Osker, Idle Will Kill (2001)
Epitaph had a way with finding LA bands. This next one penned not only one of my favorite pop-punk LPs of all time, one of my favorite albums ever. Full stop. Back in the day, I seem to remember outspoken singer Devon Williams was a divisive character and message board target. Though I never indulged the stories from the nascent days of internet shit-talking, I spent countless hours with Idle Will Kill. Youthful, desperate, and bratty, they added just the right dash of sneering snotty attitude to sidestep the saccharine wares of mainstream glancing bands of the era.
Landing somewhere between the pop-punk hardcore-ism of Dillinger Four, FYP, The Broadways, and Dookie-era Green Day, the entirety of the LP is an all-too-brief hit parade of lightspeed pop hooks and vocals on the right side of whine. Though never quite reaching the dizzying heights of Billie Joe and company’s peak, Idle Will Kill is a stunner that should sit alongside the heavy hitters. Lyrically and vocally, Williams runs the gamut from dejected nice guy to the self-advocating and piss-taking all in a single track. When, at the end of “Animal," he hits a raw throated spontaneity, it feels gloriously cathartic. Their mastery of the genre is evident. Coincidentally, they had beef of some sort with fellow shit-stirrers NOFX which I’m always in favor of.
Heavens, Patent Pending (2006)
As Matt Skiba is now doing time in one of the world’s biggest rock acts, backwards glances are likely your best chance to sample his deceptively clever songwriting skills. Last year’s Alkaline Trio record was a welcome reclamation and return to form. Lest I digress any more, the focus here is one the one-off Heavens LP, Patent Pending. As was the zeitgeist in the early ‘oughts, this band was but a duo. Skiba and Josiah Steinbrick from the equally underrated F-Minus, the project was reportedly penned and committed to tape in land speed record fashion. The morose and bleak lyrical content of A3 is still present but backed with a post-punk minimalist approach.

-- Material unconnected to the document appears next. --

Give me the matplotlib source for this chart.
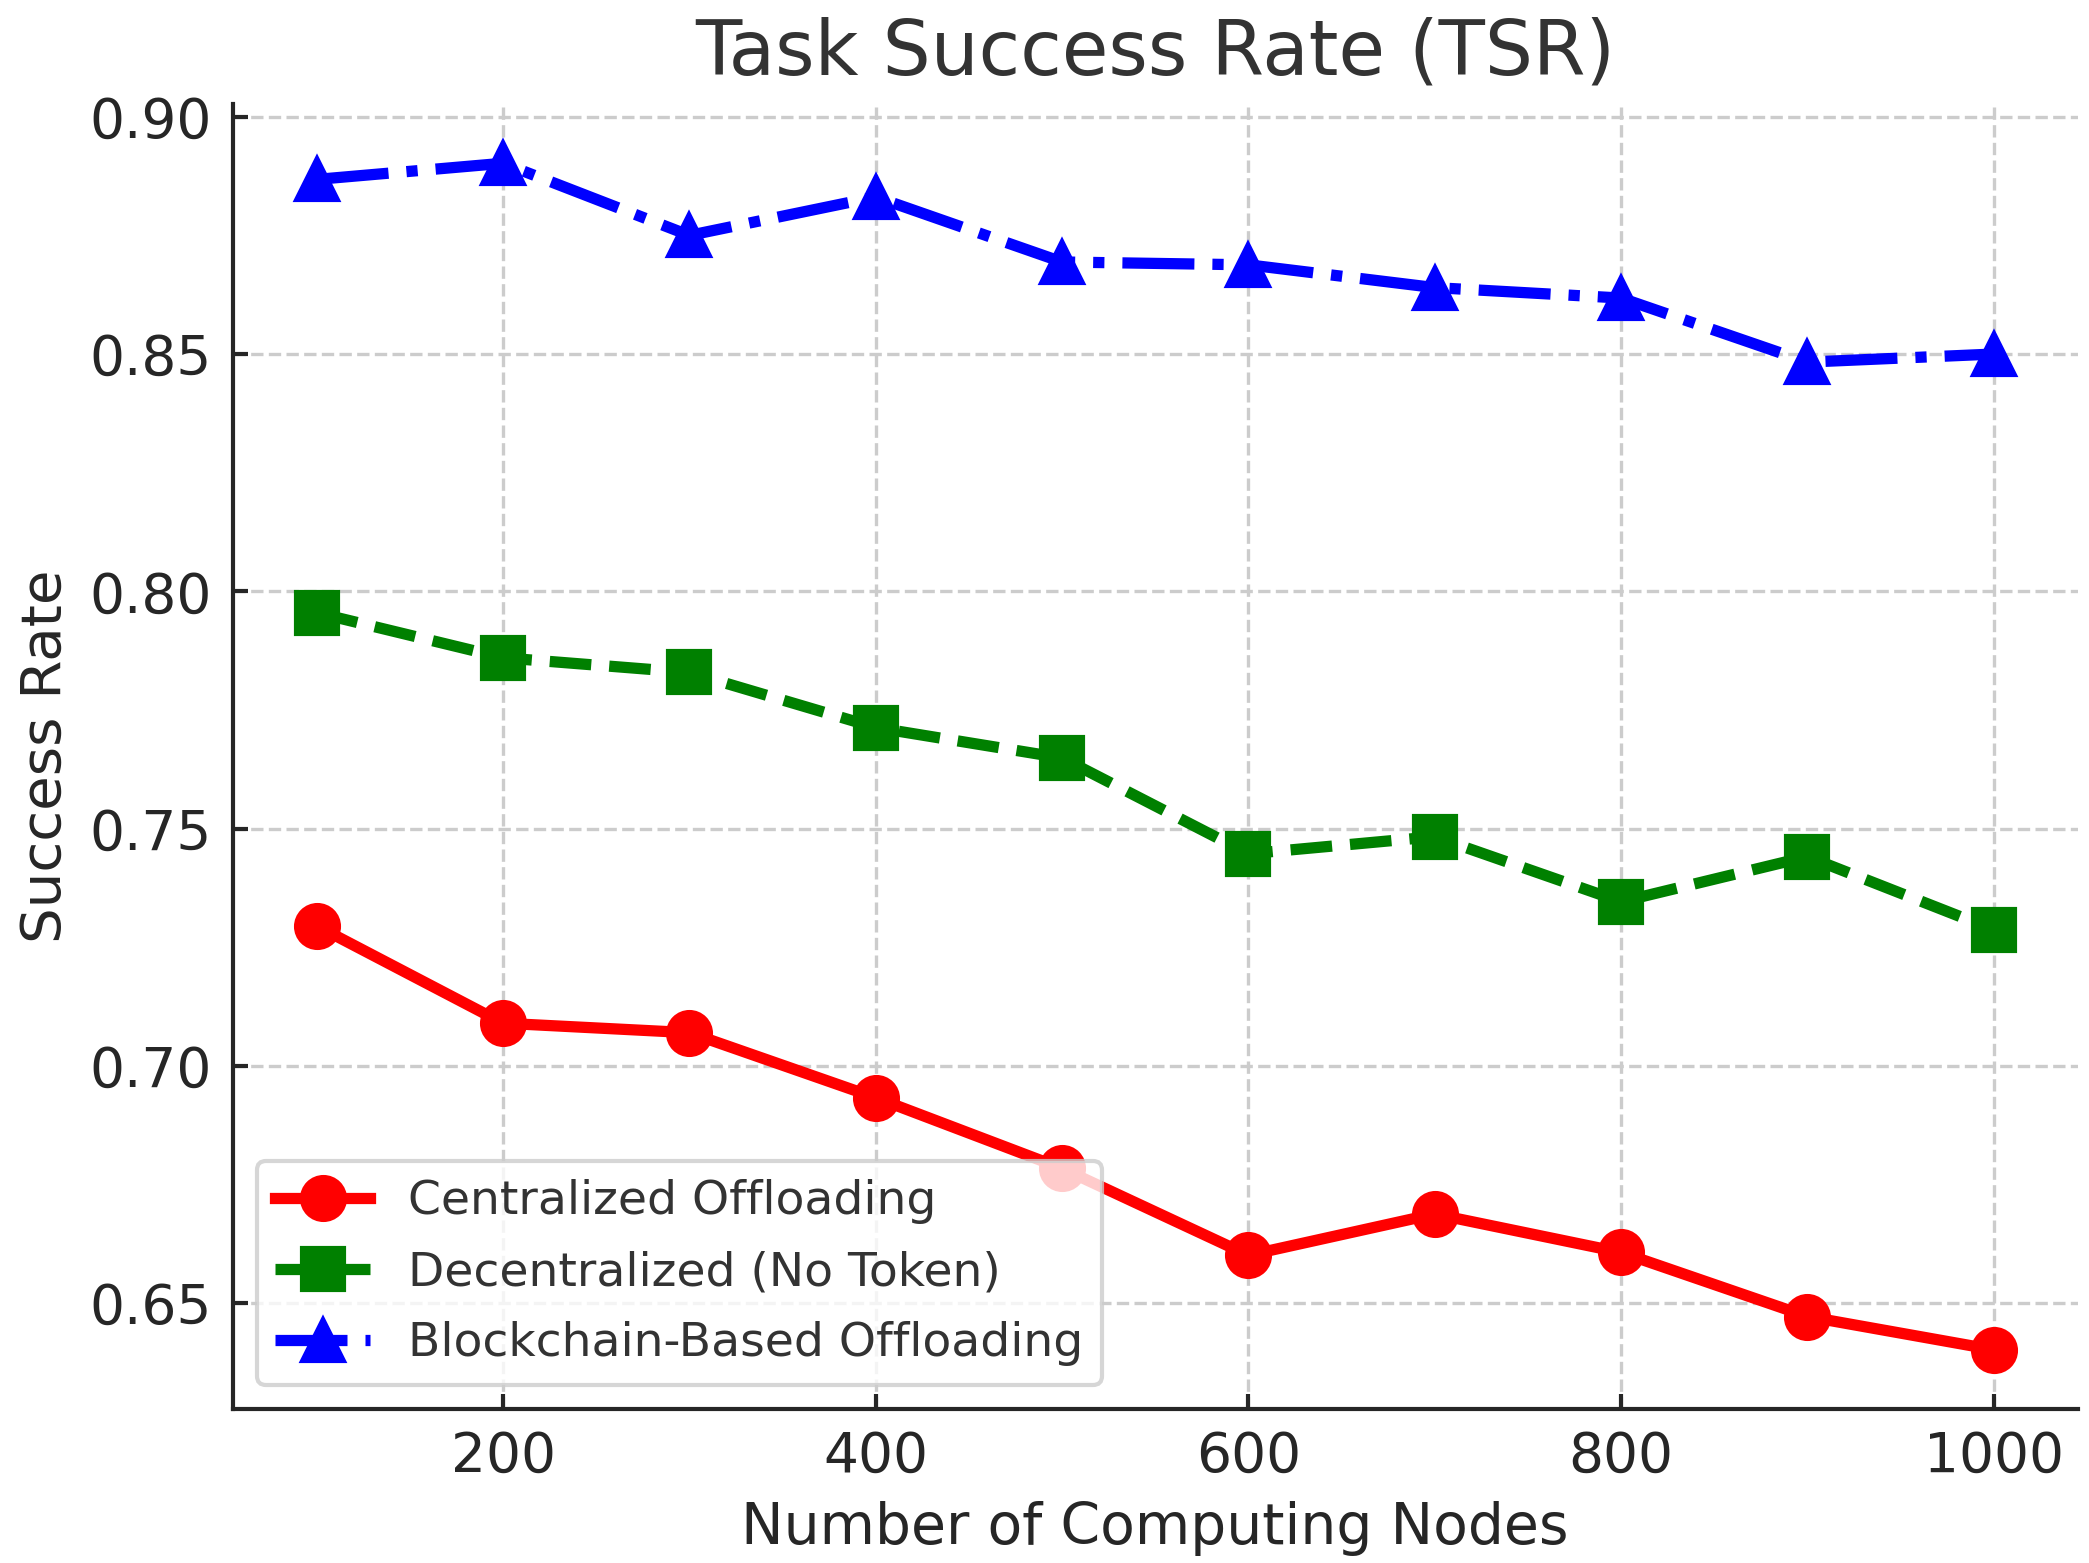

Early album tracks swap bits of jangle and driving a backbone with an almost New Romantic vibe. The electronic elements flirt with everything from Interpol to the Killers. Most impressive is Steinbrick’s dexterity and sense of independence as a musician. Coming from the absolute fury of his other band, the subtlety and restraint on display is perfect. Though Skiba apparently joined forces after the music was written, his morbidly sweet courtship of the macabre remains a highlight. Heavens was but another chance to find and insert hooks all over the place. Though a one-off, it sits well amongst the bleak indie of the era. Check “Annabelle” or “Counting” for what they do best. Also check late album “True Hate” because it sounds like a Sugar Ray ballad. Is that a good thing? Ask me and find out.